この事件は、安倍が各国を回る度に強調してきた「力による現状破壊」を紛れもなく立証する結果となった。安倍は5月30日の第13回アジア安全保障会議(シャングリラ・ダイアローグ)で基調講演を行い、中国の南シナ海進出を念頭に「日本は,ASEAN各国の海や空の安全を保ち、航行の自由、飛行の自由をよく保全しようとする努力に対し、支援を惜しまない」と発言。多くの国が拍手でこれに答えた。中国軍人がマニュアル通りの軍国主義批判を繰り返したが、会場の空気はアボットが指摘するとおり、「歴史より現実」の重視であった。中国は完全に孤立したのだ。これに追い打ちをかけるように、安倍は6月のサミットで「東シナ海及び南シナ海での緊張を深く懸念。国際法に従った平和的解決を支持。北朝鮮の核・ミサイル開発を強く非難」する宣言を発するのに成功した。米国も日本の立場を支持した。7月の米中戦略対話では、習の主張する「新型大国関係」について国務長官・ケリーは「習氏が何度も大国関係の新しい形について話すのを聞いた。だが新しい形とは言葉ではなく、行動によって定義される」と一蹴した。対話は決裂といってもよい状況であった。一方で米上院本会議は7月10日、東シナ海と南シナ海における中国拡張主義を非難する決議を採択した。

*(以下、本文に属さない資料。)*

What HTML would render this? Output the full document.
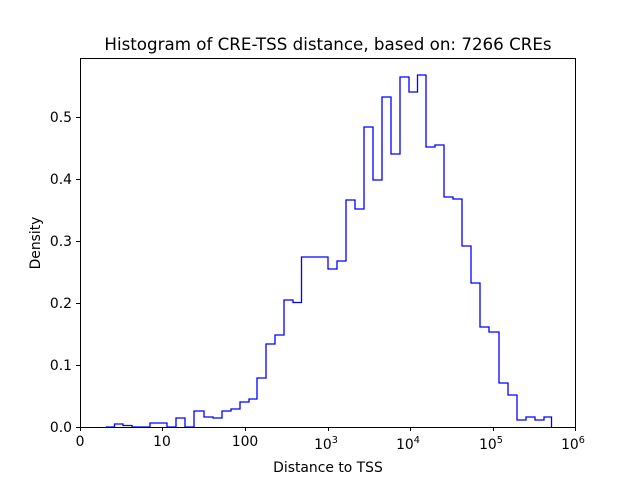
<!DOCTYPE html>
<html><head><meta charset="utf-8"><style>body{margin:0;background:#fff}svg{display:block;font-family:"DejaVu Sans","Liberation Sans",sans-serif}</style></head><body>
<svg width="640" height="480" viewBox="0 0 640 480" xmlns="http://www.w3.org/2000/svg">
<rect width="640" height="480" fill="#fff"/>
<path fill="none" stroke="#0000ff" stroke-width="1.3" stroke-linejoin="miter" d="M106,427 H114.5 V424 H123 V425.5 H132 V427 H150 V423 H167 V427 H176 V418 H185 V427 H194 V411 H204 V417 H213 V418 H222 V411 H231 V409 H240 V402 H249 V399 H257 V378 H266 V344 H275 V335 H284 V300 H293 V302.5 H301.5 V257 H328 V269 H337 V261 H346 V200 H355 V209 H364 V127 H373 V180 H382 V97 H391 V154 H400 V77 H409 V92 H417.5 V75 H426 V147 H435 V145 H444 V197 H453 V199 H462 V246 H471 V283 H480 V327 H489 V332 H499 V383 H508 V395 H517 V420 H526 V417 H535 V420 H544 V417 H551.5 V427"/>
<rect x="80.5" y="58.5" width="495" height="369" fill="none" stroke="#000" stroke-width="1"/>
<g stroke="#000" stroke-width="1">
<line x1="80.5" y1="427" x2="80.5" y2="431"/><line x1="162.5" y1="427" x2="162.5" y2="431"/><line x1="245.5" y1="427" x2="245.5" y2="431"/><line x1="328.5" y1="427" x2="328.5" y2="431"/><line x1="410.5" y1="427" x2="410.5" y2="431"/><line x1="493.5" y1="427" x2="493.5" y2="431"/><line x1="575.5" y1="427" x2="575.5" y2="431"/>
<line x1="76" y1="427.5" x2="80" y2="427.5"/><line x1="76" y1="365.5" x2="80" y2="365.5"/><line x1="76" y1="303.5" x2="80" y2="303.5"/><line x1="76" y1="241.5" x2="80" y2="241.5"/><line x1="76" y1="179.5" x2="80" y2="179.5"/><line x1="76" y1="117.5" x2="80" y2="117.5"/>
</g>
<g font-size="13.9" fill="#000" text-anchor="middle">
<text x="80" y="446">0</text><text x="162" y="446">10</text><text x="245" y="446">100</text>
<text x="326" y="449">10<tspan font-size="9.7" dy="-6">3</tspan></text>
<text x="408" y="449">10<tspan font-size="9.7" dy="-6">4</tspan></text>
<text x="491" y="449">10<tspan font-size="9.7" dy="-6">5</tspan></text>
<text x="573" y="449">10<tspan font-size="9.7" dy="-6">6</tspan></text>
</g>
<g font-size="13.9" fill="#000" text-anchor="end">
<text x="72" y="432">0.0</text><text x="72" y="370">0.1</text><text x="72" y="308">0.2</text><text x="72" y="246">0.3</text><text x="72" y="184">0.4</text><text x="72" y="122">0.5</text>
</g>
<text x="328" y="472" font-size="13.9" text-anchor="middle">Distance to TSS</text>
<text x="40" y="243" font-size="13.9" text-anchor="middle" transform="rotate(-90 40 243)">Density</text>
<text x="328" y="50" font-size="16.7" text-anchor="middle">Histogram of CRE-TSS distance, based on: 7266 CREs</text>
</svg>
</body></html>
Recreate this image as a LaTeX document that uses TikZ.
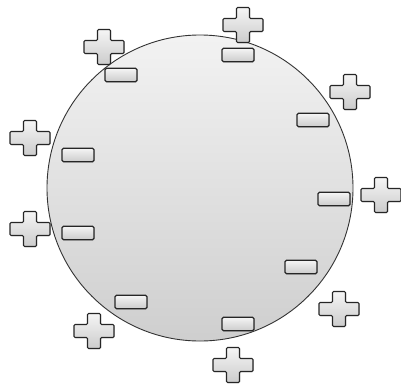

国際社会における中国の孤立は明白となり、当初は中国専門家らが「出来るわけがない」と分析してきた対中包囲網が、現実のものとして固まる形となった。習の対日包囲網と日米分断は失敗に終わったのだ。こうした一連の外交上の主導権争いからみれば、中国の南沙諸島からの石油掘削施設撤収の理由は明白である。習近平はこれ以上の孤立化は避けなければならないのだ。このままでは8月10日のASEAN地域フォーラムでは、中国批判の合唱が生じかねない。最も懸念するのは11月に北京で開かれるAPECでの孤立である。APECは習が就任以来最初に主催する大型国際会議であり、中国の力の入れ方は並大抵ではない。政府は北京市にオリンピック並みの整備を命じている。しかし、APECが終われば、習はまた元の対日強硬姿勢に戻りかねない。南シナ海に関しても国務委員・楊潔チは、こともあろうにベトナムで「西沙諸島は中国固有の領土であり、中国は主権と海洋権益を維持するために必要な措置を講じていく」と明言している。掘削の結果石油と天然ガスの存在が確認されたのであり、ころを見計らって本格掘削に出る可能性は高い。こうした中国の戦略を計算に入れた上で、安倍はAPECを機会に日中首脳会談を実現させる意向であろう。一時的なものであるにせよ、中国の軟化を「対話ゼロ」からの離脱に利用しない手はない。